INSTRUCTION — Write out the listing below without alteration, omitting its pictures.

DATA SEGMENT —

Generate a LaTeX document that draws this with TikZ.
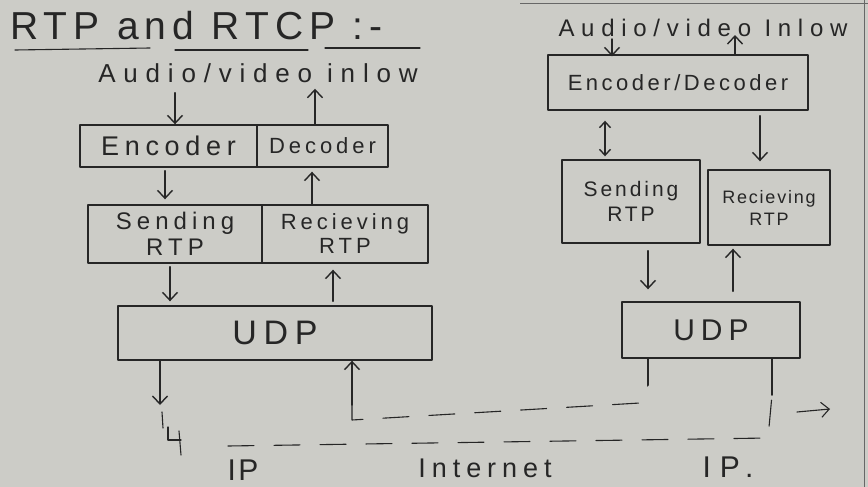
\documentclass[tikz,border=0pt]{standalone}
\usepackage{fontspec}
\newfontfamily\handfont{Liberation Sans}
\usetikzlibrary{arrows.meta,calc}
\definecolor{paper}{RGB}{204,204,199}
\definecolor{ink}{RGB}{38,38,38}
\tikzset{
  inkline/.style={draw=ink, line width=1.4pt, line cap=round, line join=round},
  arr/.style={inkline, -{Straight Barb[length=8pt,width=15pt]}},
  darr/.style={inkline, {Straight Barb[length=6pt,width=11pt]}-{Straight Barb[length=6pt,width=11pt]}},
  dsh/.style={inkline, line width=1.1pt, dash pattern=on 26pt off 20pt},
  hand/.style 2 args={text=ink, inner sep=0pt, align=center,
    font=\handfont\fontsize{#1}{#1}\selectfont\addfontfeatures{LetterSpace=#2}},
  boxw/.style 2 args={inkline, rectangle, inner sep=0pt, minimum width=#1, minimum height=#2},
}
\begin{document}
\begin{tikzpicture}[x=1pt,y=-1pt]
\fill[paper] (0,0) rectangle (868,487);
\useasboundingbox (0,0) rectangle (868,487);
% paper edges
\draw[ink!70, line width=0.8pt] (520,3) -- (868,3);
\draw[ink!70, line width=0.8pt] (864,0) -- (864,487);

% ---------------- title ----------------
\node[hand={39}{16}, anchor=west] (title) at (10,26) {RTP and RTCP :-};
\draw[inkline, line width=1.1pt] (15,50) -- (150,48);
\draw[inkline, line width=1.1pt] (175,50) -- (308,50);
\draw[inkline, line width=1.1pt] (325,48) -- (420,48);

% ---------------- left stack ----------------
\node[hand={26}{30}] (lav) at (258,73) {Audio/video inlow};
\node[boxw={177pt}{42pt}, hand={27}{21}] (lenc) at (168.5,146) {Encoder};
\node[boxw={131pt}{42pt}, hand={22}{18}] (ldec) at (322.5,146) {Decoder};
\node[boxw={174pt}{58pt}, hand={24}{21}] (lsend) at (175,234) {Sending\\[2pt]RTP};
\node[boxw={166pt}{58pt}, hand={22}{18}] (lrecv) at (345,234) {Recieving\\[2pt]RTP};
\node[boxw={314pt}{54pt}, hand={34}{20}] (ludp) at (275,333) {UDP};

\coordinate (xa) at (175,0);
\coordinate (xb) at (315,0);
\coordinate (xc) at (165,0);
\coordinate (xd) at (312,0);
\coordinate (xe) at (170,0);
\coordinate (xf) at (333,0);
\coordinate (xg) at (160,0);
\coordinate (xh) at (352,0);
\coordinate (lout) at (160,405);
\coordinate (lin) at (352,405);

\draw[arr] ($(xa |- lav.south)+(0,10)$) -- (xa |- lenc.north);
\draw[arr] (xb |- ldec.north) -- ($(xb |- lav.south)+(0,6)$);
\draw[arr] ($(xc |- lenc.south)+(0,3)$) -- ($(xc |- lsend.north)+(0,-5)$);
\draw[arr] (xd |- lrecv.north) -- ($(xd |- ldec.south)+(0,4)$);
\draw[arr] ($(xe |- lsend.south)+(0,3)$) -- ($(xe |- ludp.north)+(0,-4)$);
\draw[arr] ($(xf |- ludp.north)+(0,-4)$) -- ($(xf |- lrecv.south)+(0,6)$);
\draw[arr] (xg |- ludp.south) -- (lout);
\draw[arr] (lin) -- (xh |- ludp.south);

% small hook under left output
\draw[inkline, line width=1.1pt] (162,412) -- (163,428);
\draw[inkline, line width=1.1pt] (168,427) -- (168,440) -- (181,440);
\draw[inkline, line width=1.1pt] (179,431) -- (181,455);

% ---------------- right stack ----------------
\node[hand={24}{28}] (rav) at (703,28) {Audio/video Inlow};
\node[boxw={260pt}{55pt}, hand={22}{16}] (renc) at (678,82.5) {Encoder/Decoder};
\node[boxw={138pt}{83pt}, hand={21}{14}] (rsend) at (631,201.5) {Sending\\[4pt]RTP};
\node[boxw={122pt}{75pt}, hand={18}{10}] (rrecv) at (769,207.5) {Recieving\\[4pt]RTP};
\node[boxw={178pt}{56pt}, hand={30}{20}] (rudp) at (711,330) {UDP};

\coordinate (xi) at (612,0);
\coordinate (xj) at (735,0);
\coordinate (xk) at (605,0);
\coordinate (xl) at (760,0);
\coordinate (xm) at (648,0);
\coordinate (xn) at (733,0);
\coordinate (xo) at (772,0);
\coordinate (rout) at (648,385);
\coordinate (rin) at (772,395);

\draw[arr] ($(xi |- rav.south)+(0,2)$) -- ($(xi |- renc.north)+(0,2)$);
\draw[arr] (xj |- renc.north) -- ($(xj |- rav.south)+(0,-2)$);
\draw[darr] ($(xk |- renc.south)+(0,10)$) -- ($(xk |- rsend.north)+(0,-3)$);
\draw[arr] ($(xl |- renc.south)+(0,5)$) -- ($(xl |- rrecv.north)+(0,-8)$);
\draw[arr] ($(xm |- rsend.south)+(0,7)$) -- ($(xm |- rudp.north)+(0,-12)$);
\draw[arr] ($(xn |- rudp.north)+(0,-10)$) -- ($(xn |- rrecv.south)+(0,3)$);
\draw[inkline, line width=2pt] (xm |- rudp.south) -- (rout);
\draw[inkline, line width=1.6pt] (xo |- rudp.south) -- (rin);

% ---------------- internet paths ----------------
\draw[dsh] (lin) -- ++(0,15) -- (640,403) -- (rout);
\draw[dsh] (228,446) -- (768,438) -- (rin);
\coordinate (dira) at (797,412);
\coordinate (dirb) at (830,409);
\draw[arr, line width=1.1pt] (dira) -- (dirb);

\node[hand={30}{8}] (ip1) at (243,470) {IP};
\node[hand={27}{22}] (inet) at (485,468) {Internet};
\node[hand={30}{30}] (ip2) at (728,467) {IP.};
\end{tikzpicture}
\end{document}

EXPECTED ANSWER —
Generate a LaTeX document that draws this with TikZ.
\documentclass[tikz,border=0pt]{standalone}
\usepackage{fontspec}
\newfontfamily\handfont{Liberation Sans}
\usetikzlibrary{arrows.meta,calc}
\definecolor{paper}{RGB}{204,204,199}
\definecolor{ink}{RGB}{38,38,38}
\tikzset{
  inkline/.style={draw=ink, line width=1.4pt, line cap=round, line join=round},
  arr/.style={inkline, -{Straight Barb[length=8pt,width=15pt]}},
  darr/.style={inkline, {Straight Barb[length=6pt,width=11pt]}-{Straight Barb[length=6pt,width=11pt]}},
  dsh/.style={inkline, line width=1.1pt, dash pattern=on 26pt off 20pt},
  hand/.style 2 args={text=ink, inner sep=0pt, align=center,
    font=\handfont\fontsize{#1}{#1}\selectfont\addfontfeatures{LetterSpace=#2}},
  boxw/.style 2 args={inkline, rectangle, inner sep=0pt, minimum width=#1, minimum height=#2},
}
\begin{document}
\begin{tikzpicture}[x=1pt,y=-1pt]
\fill[paper] (0,0) rectangle (868,487);
\useasboundingbox (0,0) rectangle (868,487);
% paper edges
\draw[ink!70, line width=0.8pt] (520,3) -- (868,3);
\draw[ink!70, line width=0.8pt] (864,0) -- (864,487);

% ---------------- title ----------------
\node[hand={39}{16}, anchor=west] (title) at (10,26) {RTP and RTCP :-};
\draw[inkline, line width=1.1pt] (15,50) -- (150,48);
\draw[inkline, line width=1.1pt] (175,50) -- (308,50);
\draw[inkline, line width=1.1pt] (325,48) -- (420,48);

% ---------------- left stack ----------------
\node[hand={26}{30}] (lav) at (258,73) {Audio/video inlow};
\node[boxw={177pt}{42pt}, hand={27}{21}] (lenc) at (168.5,146) {Encoder};
\node[boxw={131pt}{42pt}, hand={22}{18}] (ldec) at (322.5,146) {Decoder};
\node[boxw={174pt}{58pt}, hand={24}{21}] (lsend) at (175,234) {Sending\\[2pt]RTP};
\node[boxw={166pt}{58pt}, hand={22}{18}] (lrecv) at (345,234) {Recieving\\[2pt]RTP};
\node[boxw={314pt}{54pt}, hand={34}{20}] (ludp) at (275,333) {UDP};

\coordinate (xa) at (175,0);
\coordinate (xb) at (315,0);
\coordinate (xc) at (165,0);
\coordinate (xd) at (312,0);
\coordinate (xe) at (170,0);
\coordinate (xf) at (333,0);
\coordinate (xg) at (160,0);
\coordinate (xh) at (352,0);
\coordinate (lout) at (160,405);
\coordinate (lin) at (352,405);

\draw[arr] ($(xa |- lav.south)+(0,10)$) -- (xa |- lenc.north);
\draw[arr] (xb |- ldec.north) -- ($(xb |- lav.south)+(0,6)$);
\draw[arr] ($(xc |- lenc.south)+(0,3)$) -- ($(xc |- lsend.north)+(0,-5)$);
\draw[arr] (xd |- lrecv.north) -- ($(xd |- ldec.south)+(0,4)$);
\draw[arr] ($(xe |- lsend.south)+(0,3)$) -- ($(xe |- ludp.north)+(0,-4)$);
\draw[arr] ($(xf |- ludp.north)+(0,-4)$) -- ($(xf |- lrecv.south)+(0,6)$);
\draw[arr] (xg |- ludp.south) -- (lout);
\draw[arr] (lin) -- (xh |- ludp.south);

% small hook under left output
\draw[inkline, line width=1.1pt] (162,412) -- (163,428);
\draw[inkline, line width=1.1pt] (168,427) -- (168,440) -- (181,440);
\draw[inkline, line width=1.1pt] (179,431) -- (181,455);

% ---------------- right stack ----------------
\node[hand={24}{28}] (rav) at (703,28) {Audio/video Inlow};
\node[boxw={260pt}{55pt}, hand={22}{16}] (renc) at (678,82.5) {Encoder/Decoder};
\node[boxw={138pt}{83pt}, hand={21}{14}] (rsend) at (631,201.5) {Sending\\[4pt]RTP};
\node[boxw={122pt}{75pt}, hand={18}{10}] (rrecv) at (769,207.5) {Recieving\\[4pt]RTP};
\node[boxw={178pt}{56pt}, hand={30}{20}] (rudp) at (711,330) {UDP};

\coordinate (xi) at (612,0);
\coordinate (xj) at (735,0);
\coordinate (xk) at (605,0);
\coordinate (xl) at (760,0);
\coordinate (xm) at (648,0);
\coordinate (xn) at (733,0);
\coordinate (xo) at (772,0);
\coordinate (rout) at (648,385);
\coordinate (rin) at (772,395);

\draw[arr] ($(xi |- rav.south)+(0,2)$) -- ($(xi |- renc.north)+(0,2)$);
\draw[arr] (xj |- renc.north) -- ($(xj |- rav.south)+(0,-2)$);
\draw[darr] ($(xk |- renc.south)+(0,10)$) -- ($(xk |- rsend.north)+(0,-3)$);
\draw[arr] ($(xl |- renc.south)+(0,5)$) -- ($(xl |- rrecv.north)+(0,-8)$);
\draw[arr] ($(xm |- rsend.south)+(0,7)$) -- ($(xm |- rudp.north)+(0,-12)$);
\draw[arr] ($(xn |- rudp.north)+(0,-10)$) -- ($(xn |- rrecv.south)+(0,3)$);
\draw[inkline, line width=2pt] (xm |- rudp.south) -- (rout);
\draw[inkline, line width=1.6pt] (xo |- rudp.south) -- (rin);

% ---------------- internet paths ----------------
\draw[dsh] (lin) -- ++(0,15) -- (640,403) -- (rout);
\draw[dsh] (228,446) -- (768,438) -- (rin);
\coordinate (dira) at (797,412);
\coordinate (dirb) at (830,409);
\draw[arr, line width=1.1pt] (dira) -- (dirb);

\node[hand={30}{8}] (ip1) at (243,470) {IP};
\node[hand={27}{22}] (inet) at (485,468) {Internet};
\node[hand={30}{30}] (ip2) at (728,467) {IP.};
\end{tikzpicture}
\end{document}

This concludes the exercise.